### Stored data:
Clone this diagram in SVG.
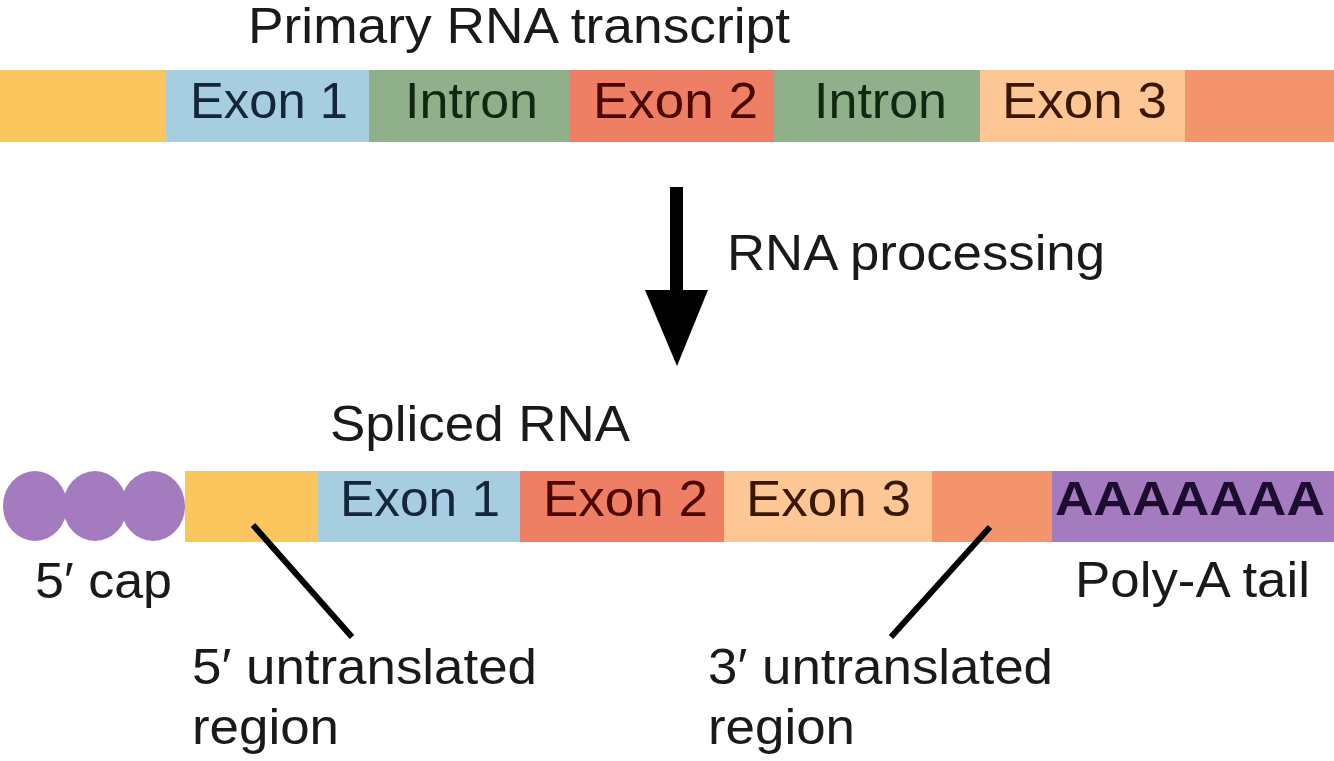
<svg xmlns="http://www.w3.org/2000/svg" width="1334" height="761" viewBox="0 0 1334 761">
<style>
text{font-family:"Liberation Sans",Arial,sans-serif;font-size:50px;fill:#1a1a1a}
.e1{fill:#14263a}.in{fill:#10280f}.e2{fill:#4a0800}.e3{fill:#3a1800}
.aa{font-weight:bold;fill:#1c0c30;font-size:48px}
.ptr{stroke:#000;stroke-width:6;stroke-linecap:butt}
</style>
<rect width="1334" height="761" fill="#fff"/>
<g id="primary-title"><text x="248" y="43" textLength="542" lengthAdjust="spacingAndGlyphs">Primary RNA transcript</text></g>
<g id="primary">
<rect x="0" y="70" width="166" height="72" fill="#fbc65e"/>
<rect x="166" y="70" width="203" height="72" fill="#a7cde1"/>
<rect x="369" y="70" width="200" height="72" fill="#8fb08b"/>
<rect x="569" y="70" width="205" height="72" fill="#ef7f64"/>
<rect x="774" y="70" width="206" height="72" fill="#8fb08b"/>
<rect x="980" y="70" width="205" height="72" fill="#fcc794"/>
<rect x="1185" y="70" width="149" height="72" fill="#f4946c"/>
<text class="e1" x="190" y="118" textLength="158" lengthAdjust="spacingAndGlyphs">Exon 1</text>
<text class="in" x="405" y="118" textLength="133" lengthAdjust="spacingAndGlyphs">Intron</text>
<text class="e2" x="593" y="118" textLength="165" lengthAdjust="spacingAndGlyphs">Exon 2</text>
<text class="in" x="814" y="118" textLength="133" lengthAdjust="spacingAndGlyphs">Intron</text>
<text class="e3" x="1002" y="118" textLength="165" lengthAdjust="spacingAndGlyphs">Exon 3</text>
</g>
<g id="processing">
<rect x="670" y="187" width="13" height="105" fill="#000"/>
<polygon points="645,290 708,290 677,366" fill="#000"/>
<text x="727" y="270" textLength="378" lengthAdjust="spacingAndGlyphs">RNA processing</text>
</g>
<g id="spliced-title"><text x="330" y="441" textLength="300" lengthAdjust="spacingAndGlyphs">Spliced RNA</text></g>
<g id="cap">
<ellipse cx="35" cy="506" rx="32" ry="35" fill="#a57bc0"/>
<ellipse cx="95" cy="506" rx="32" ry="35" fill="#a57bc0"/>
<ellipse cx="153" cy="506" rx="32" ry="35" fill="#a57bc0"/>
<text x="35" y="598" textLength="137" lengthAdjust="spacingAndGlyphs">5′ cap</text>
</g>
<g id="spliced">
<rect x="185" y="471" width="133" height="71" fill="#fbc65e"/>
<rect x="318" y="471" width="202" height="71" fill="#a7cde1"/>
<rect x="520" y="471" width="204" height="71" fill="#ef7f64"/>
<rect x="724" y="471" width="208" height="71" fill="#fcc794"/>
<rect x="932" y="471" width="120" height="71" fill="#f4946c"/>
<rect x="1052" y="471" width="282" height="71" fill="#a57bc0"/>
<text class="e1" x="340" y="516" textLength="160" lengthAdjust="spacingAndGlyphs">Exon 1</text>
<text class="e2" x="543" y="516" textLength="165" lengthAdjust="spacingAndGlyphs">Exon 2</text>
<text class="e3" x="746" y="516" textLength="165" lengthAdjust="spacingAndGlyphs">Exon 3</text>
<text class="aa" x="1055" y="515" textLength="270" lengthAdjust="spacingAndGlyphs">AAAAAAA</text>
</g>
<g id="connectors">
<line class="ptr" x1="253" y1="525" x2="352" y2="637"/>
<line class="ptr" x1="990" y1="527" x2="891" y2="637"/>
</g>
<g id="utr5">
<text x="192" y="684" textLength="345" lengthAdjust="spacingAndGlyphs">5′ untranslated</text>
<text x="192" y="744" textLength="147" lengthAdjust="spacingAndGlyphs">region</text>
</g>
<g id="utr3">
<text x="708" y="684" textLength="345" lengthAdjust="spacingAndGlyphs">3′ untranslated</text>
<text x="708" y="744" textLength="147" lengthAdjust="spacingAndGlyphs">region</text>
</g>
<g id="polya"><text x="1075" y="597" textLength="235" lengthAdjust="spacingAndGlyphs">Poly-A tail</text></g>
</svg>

### Written instruction:
Return the material exactly as given, apart from the pictures.

### Result of the exercise:
Clone this diagram in SVG.
<svg xmlns="http://www.w3.org/2000/svg" width="1334" height="761" viewBox="0 0 1334 761">
<style>
text{font-family:"Liberation Sans",Arial,sans-serif;font-size:50px;fill:#1a1a1a}
.e1{fill:#14263a}.in{fill:#10280f}.e2{fill:#4a0800}.e3{fill:#3a1800}
.aa{font-weight:bold;fill:#1c0c30;font-size:48px}
.ptr{stroke:#000;stroke-width:6;stroke-linecap:butt}
</style>
<rect width="1334" height="761" fill="#fff"/>
<g id="primary-title"><text x="248" y="43" textLength="542" lengthAdjust="spacingAndGlyphs">Primary RNA transcript</text></g>
<g id="primary">
<rect x="0" y="70" width="166" height="72" fill="#fbc65e"/>
<rect x="166" y="70" width="203" height="72" fill="#a7cde1"/>
<rect x="369" y="70" width="200" height="72" fill="#8fb08b"/>
<rect x="569" y="70" width="205" height="72" fill="#ef7f64"/>
<rect x="774" y="70" width="206" height="72" fill="#8fb08b"/>
<rect x="980" y="70" width="205" height="72" fill="#fcc794"/>
<rect x="1185" y="70" width="149" height="72" fill="#f4946c"/>
<text class="e1" x="190" y="118" textLength="158" lengthAdjust="spacingAndGlyphs">Exon 1</text>
<text class="in" x="405" y="118" textLength="133" lengthAdjust="spacingAndGlyphs">Intron</text>
<text class="e2" x="593" y="118" textLength="165" lengthAdjust="spacingAndGlyphs">Exon 2</text>
<text class="in" x="814" y="118" textLength="133" lengthAdjust="spacingAndGlyphs">Intron</text>
<text class="e3" x="1002" y="118" textLength="165" lengthAdjust="spacingAndGlyphs">Exon 3</text>
</g>
<g id="processing">
<rect x="670" y="187" width="13" height="105" fill="#000"/>
<polygon points="645,290 708,290 677,366" fill="#000"/>
<text x="727" y="270" textLength="378" lengthAdjust="spacingAndGlyphs">RNA processing</text>
</g>
<g id="spliced-title"><text x="330" y="441" textLength="300" lengthAdjust="spacingAndGlyphs">Spliced RNA</text></g>
<g id="cap">
<ellipse cx="35" cy="506" rx="32" ry="35" fill="#a57bc0"/>
<ellipse cx="95" cy="506" rx="32" ry="35" fill="#a57bc0"/>
<ellipse cx="153" cy="506" rx="32" ry="35" fill="#a57bc0"/>
<text x="35" y="598" textLength="137" lengthAdjust="spacingAndGlyphs">5′ cap</text>
</g>
<g id="spliced">
<rect x="185" y="471" width="133" height="71" fill="#fbc65e"/>
<rect x="318" y="471" width="202" height="71" fill="#a7cde1"/>
<rect x="520" y="471" width="204" height="71" fill="#ef7f64"/>
<rect x="724" y="471" width="208" height="71" fill="#fcc794"/>
<rect x="932" y="471" width="120" height="71" fill="#f4946c"/>
<rect x="1052" y="471" width="282" height="71" fill="#a57bc0"/>
<text class="e1" x="340" y="516" textLength="160" lengthAdjust="spacingAndGlyphs">Exon 1</text>
<text class="e2" x="543" y="516" textLength="165" lengthAdjust="spacingAndGlyphs">Exon 2</text>
<text class="e3" x="746" y="516" textLength="165" lengthAdjust="spacingAndGlyphs">Exon 3</text>
<text class="aa" x="1055" y="515" textLength="270" lengthAdjust="spacingAndGlyphs">AAAAAAA</text>
</g>
<g id="connectors">
<line class="ptr" x1="253" y1="525" x2="352" y2="637"/>
<line class="ptr" x1="990" y1="527" x2="891" y2="637"/>
</g>
<g id="utr5">
<text x="192" y="684" textLength="345" lengthAdjust="spacingAndGlyphs">5′ untranslated</text>
<text x="192" y="744" textLength="147" lengthAdjust="spacingAndGlyphs">region</text>
</g>
<g id="utr3">
<text x="708" y="684" textLength="345" lengthAdjust="spacingAndGlyphs">3′ untranslated</text>
<text x="708" y="744" textLength="147" lengthAdjust="spacingAndGlyphs">region</text>
</g>
<g id="polya"><text x="1075" y="597" textLength="235" lengthAdjust="spacingAndGlyphs">Poly-A tail</text></g>
</svg>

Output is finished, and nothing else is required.